*Work to complete:*
Copy the first line of the entries below and every line after it through the line containing "[2.42, 2.39, 1.67, 1.63, 1.12]]". Do not include pictures.

--------------------------------------------------

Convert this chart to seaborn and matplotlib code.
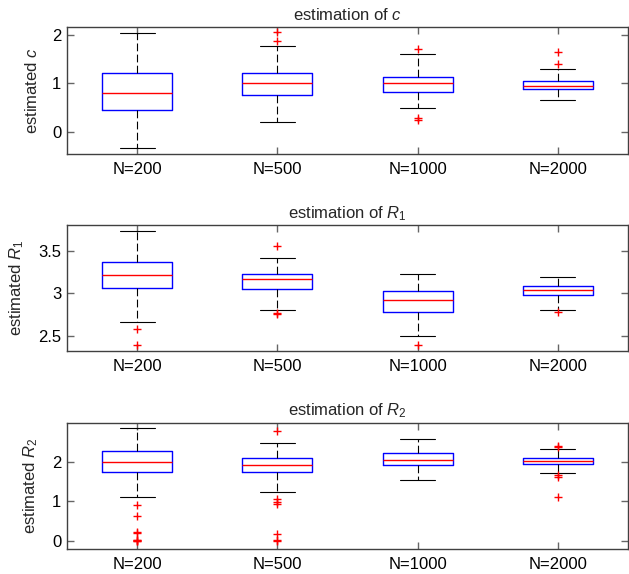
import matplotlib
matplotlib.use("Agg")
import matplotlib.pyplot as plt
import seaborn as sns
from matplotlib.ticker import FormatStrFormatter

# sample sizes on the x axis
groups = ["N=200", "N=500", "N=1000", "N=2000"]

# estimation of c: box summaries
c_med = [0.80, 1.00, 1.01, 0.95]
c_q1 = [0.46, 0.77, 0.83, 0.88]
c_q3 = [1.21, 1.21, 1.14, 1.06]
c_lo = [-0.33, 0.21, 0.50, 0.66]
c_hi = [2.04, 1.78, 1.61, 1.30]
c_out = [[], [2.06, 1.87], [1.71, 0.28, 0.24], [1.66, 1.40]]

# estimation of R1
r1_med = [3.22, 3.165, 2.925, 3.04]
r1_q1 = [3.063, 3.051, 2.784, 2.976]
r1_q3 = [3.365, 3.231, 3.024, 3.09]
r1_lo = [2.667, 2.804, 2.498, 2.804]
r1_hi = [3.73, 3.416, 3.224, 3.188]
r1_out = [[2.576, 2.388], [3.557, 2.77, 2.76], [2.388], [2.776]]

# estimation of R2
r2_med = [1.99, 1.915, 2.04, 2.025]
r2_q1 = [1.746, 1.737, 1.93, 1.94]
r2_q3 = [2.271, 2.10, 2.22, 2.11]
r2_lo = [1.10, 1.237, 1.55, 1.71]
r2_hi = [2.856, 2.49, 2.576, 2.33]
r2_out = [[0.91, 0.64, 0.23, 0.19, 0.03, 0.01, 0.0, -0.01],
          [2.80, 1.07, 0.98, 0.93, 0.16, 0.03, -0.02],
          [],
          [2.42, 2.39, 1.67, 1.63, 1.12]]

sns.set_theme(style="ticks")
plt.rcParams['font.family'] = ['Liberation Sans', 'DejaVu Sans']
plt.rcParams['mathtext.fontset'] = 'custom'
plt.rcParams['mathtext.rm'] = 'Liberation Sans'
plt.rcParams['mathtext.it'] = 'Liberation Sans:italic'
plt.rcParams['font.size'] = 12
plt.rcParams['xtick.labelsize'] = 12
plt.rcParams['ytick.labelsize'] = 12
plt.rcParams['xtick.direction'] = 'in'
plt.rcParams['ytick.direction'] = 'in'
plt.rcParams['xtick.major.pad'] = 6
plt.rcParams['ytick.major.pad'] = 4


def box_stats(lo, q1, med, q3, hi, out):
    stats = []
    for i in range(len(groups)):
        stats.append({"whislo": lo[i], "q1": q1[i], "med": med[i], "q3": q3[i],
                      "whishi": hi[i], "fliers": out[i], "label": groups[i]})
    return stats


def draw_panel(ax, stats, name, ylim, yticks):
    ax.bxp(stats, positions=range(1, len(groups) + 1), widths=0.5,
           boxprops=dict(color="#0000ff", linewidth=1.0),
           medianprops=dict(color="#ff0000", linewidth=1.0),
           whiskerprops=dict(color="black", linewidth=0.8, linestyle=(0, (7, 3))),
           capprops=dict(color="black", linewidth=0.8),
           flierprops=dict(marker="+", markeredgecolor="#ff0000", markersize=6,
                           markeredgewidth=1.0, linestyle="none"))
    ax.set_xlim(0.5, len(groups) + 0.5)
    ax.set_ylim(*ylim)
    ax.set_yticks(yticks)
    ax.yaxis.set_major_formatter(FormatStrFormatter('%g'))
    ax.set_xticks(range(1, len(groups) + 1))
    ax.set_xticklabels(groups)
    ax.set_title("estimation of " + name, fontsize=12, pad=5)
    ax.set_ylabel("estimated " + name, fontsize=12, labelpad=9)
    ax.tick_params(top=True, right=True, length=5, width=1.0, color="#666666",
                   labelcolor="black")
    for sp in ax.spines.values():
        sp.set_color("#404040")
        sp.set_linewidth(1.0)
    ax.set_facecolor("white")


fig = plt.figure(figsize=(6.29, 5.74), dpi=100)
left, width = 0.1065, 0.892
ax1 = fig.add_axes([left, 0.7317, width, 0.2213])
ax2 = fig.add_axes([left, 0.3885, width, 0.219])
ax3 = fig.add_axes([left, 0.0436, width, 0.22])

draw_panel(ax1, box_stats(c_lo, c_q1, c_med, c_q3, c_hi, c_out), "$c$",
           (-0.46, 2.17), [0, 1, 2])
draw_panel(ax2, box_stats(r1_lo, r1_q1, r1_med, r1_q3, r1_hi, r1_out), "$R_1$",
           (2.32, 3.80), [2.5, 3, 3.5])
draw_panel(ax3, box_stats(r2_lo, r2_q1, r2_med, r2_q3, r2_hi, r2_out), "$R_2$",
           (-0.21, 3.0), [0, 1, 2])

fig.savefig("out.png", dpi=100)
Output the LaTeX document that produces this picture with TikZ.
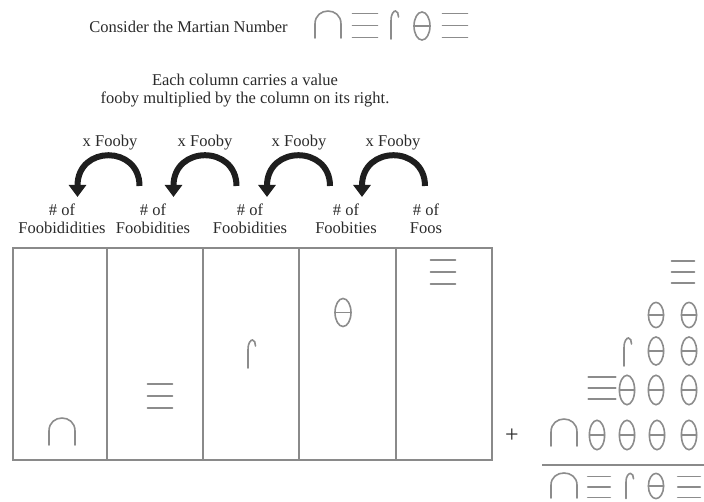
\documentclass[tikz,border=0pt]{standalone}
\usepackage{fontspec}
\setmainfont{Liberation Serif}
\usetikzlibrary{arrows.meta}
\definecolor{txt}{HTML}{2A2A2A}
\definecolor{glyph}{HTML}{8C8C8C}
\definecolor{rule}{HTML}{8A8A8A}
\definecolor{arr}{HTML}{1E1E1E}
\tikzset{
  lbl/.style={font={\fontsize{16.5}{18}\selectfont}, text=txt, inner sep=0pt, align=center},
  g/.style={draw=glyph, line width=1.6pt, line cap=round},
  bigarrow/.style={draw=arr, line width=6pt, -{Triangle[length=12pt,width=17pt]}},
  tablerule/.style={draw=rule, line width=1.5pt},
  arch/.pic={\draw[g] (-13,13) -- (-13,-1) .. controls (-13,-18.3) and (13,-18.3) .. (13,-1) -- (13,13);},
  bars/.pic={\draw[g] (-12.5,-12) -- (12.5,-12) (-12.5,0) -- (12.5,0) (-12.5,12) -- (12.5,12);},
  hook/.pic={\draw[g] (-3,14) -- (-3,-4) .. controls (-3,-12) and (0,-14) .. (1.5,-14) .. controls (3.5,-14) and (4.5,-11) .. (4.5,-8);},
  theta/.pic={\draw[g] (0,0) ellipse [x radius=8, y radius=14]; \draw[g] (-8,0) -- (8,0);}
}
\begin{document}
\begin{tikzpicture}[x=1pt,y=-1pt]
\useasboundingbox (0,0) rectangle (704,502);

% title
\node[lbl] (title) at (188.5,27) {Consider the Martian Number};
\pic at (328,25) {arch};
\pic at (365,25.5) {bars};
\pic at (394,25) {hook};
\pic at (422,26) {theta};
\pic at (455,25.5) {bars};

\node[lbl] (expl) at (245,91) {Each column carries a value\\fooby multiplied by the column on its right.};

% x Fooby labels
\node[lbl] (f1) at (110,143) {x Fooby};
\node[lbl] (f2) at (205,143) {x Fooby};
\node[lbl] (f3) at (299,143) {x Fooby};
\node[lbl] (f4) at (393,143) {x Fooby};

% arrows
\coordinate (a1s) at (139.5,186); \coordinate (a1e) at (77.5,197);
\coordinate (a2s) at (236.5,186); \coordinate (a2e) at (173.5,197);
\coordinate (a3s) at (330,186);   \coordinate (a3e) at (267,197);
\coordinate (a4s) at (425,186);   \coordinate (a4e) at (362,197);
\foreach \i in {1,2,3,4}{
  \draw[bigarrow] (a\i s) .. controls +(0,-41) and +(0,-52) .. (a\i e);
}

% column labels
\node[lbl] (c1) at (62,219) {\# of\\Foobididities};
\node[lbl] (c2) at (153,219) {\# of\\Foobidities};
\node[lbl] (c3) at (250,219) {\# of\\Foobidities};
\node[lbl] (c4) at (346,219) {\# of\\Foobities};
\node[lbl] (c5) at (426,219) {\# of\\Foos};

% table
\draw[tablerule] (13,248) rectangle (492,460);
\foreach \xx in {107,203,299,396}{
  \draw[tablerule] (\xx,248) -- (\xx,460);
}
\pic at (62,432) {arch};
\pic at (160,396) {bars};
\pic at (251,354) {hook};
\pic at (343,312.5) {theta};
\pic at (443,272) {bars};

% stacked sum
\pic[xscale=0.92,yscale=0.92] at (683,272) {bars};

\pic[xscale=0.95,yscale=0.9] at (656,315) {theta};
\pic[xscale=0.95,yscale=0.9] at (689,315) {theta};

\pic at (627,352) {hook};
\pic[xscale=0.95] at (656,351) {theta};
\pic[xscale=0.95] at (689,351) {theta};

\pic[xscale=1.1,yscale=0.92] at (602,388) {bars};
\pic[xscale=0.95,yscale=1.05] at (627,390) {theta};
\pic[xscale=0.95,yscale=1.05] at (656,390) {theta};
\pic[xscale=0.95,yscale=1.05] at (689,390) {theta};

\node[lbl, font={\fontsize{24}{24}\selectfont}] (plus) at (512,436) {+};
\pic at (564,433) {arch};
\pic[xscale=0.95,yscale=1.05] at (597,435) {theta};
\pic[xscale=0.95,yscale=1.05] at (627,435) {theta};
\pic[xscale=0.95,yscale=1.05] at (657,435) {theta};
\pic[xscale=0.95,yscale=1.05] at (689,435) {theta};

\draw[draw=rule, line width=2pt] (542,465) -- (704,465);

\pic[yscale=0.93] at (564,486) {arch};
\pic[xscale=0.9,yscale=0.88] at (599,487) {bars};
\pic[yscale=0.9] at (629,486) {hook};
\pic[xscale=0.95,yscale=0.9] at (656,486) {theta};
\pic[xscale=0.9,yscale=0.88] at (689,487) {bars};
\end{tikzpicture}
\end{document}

--------------------------------------------------

*The solution:*
Convert this chart to seaborn and matplotlib code.
import matplotlib
matplotlib.use("Agg")
import matplotlib.pyplot as plt
import seaborn as sns
from matplotlib.ticker import FormatStrFormatter

# sample sizes on the x axis
groups = ["N=200", "N=500", "N=1000", "N=2000"]

# estimation of c: box summaries
c_med = [0.80, 1.00, 1.01, 0.95]
c_q1 = [0.46, 0.77, 0.83, 0.88]
c_q3 = [1.21, 1.21, 1.14, 1.06]
c_lo = [-0.33, 0.21, 0.50, 0.66]
c_hi = [2.04, 1.78, 1.61, 1.30]
c_out = [[], [2.06, 1.87], [1.71, 0.28, 0.24], [1.66, 1.40]]

# estimation of R1
r1_med = [3.22, 3.165, 2.925, 3.04]
r1_q1 = [3.063, 3.051, 2.784, 2.976]
r1_q3 = [3.365, 3.231, 3.024, 3.09]
r1_lo = [2.667, 2.804, 2.498, 2.804]
r1_hi = [3.73, 3.416, 3.224, 3.188]
r1_out = [[2.576, 2.388], [3.557, 2.77, 2.76], [2.388], [2.776]]

# estimation of R2
r2_med = [1.99, 1.915, 2.04, 2.025]
r2_q1 = [1.746, 1.737, 1.93, 1.94]
r2_q3 = [2.271, 2.10, 2.22, 2.11]
r2_lo = [1.10, 1.237, 1.55, 1.71]
r2_hi = [2.856, 2.49, 2.576, 2.33]
r2_out = [[0.91, 0.64, 0.23, 0.19, 0.03, 0.01, 0.0, -0.01],
          [2.80, 1.07, 0.98, 0.93, 0.16, 0.03, -0.02],
          [],
          [2.42, 2.39, 1.67, 1.63, 1.12]]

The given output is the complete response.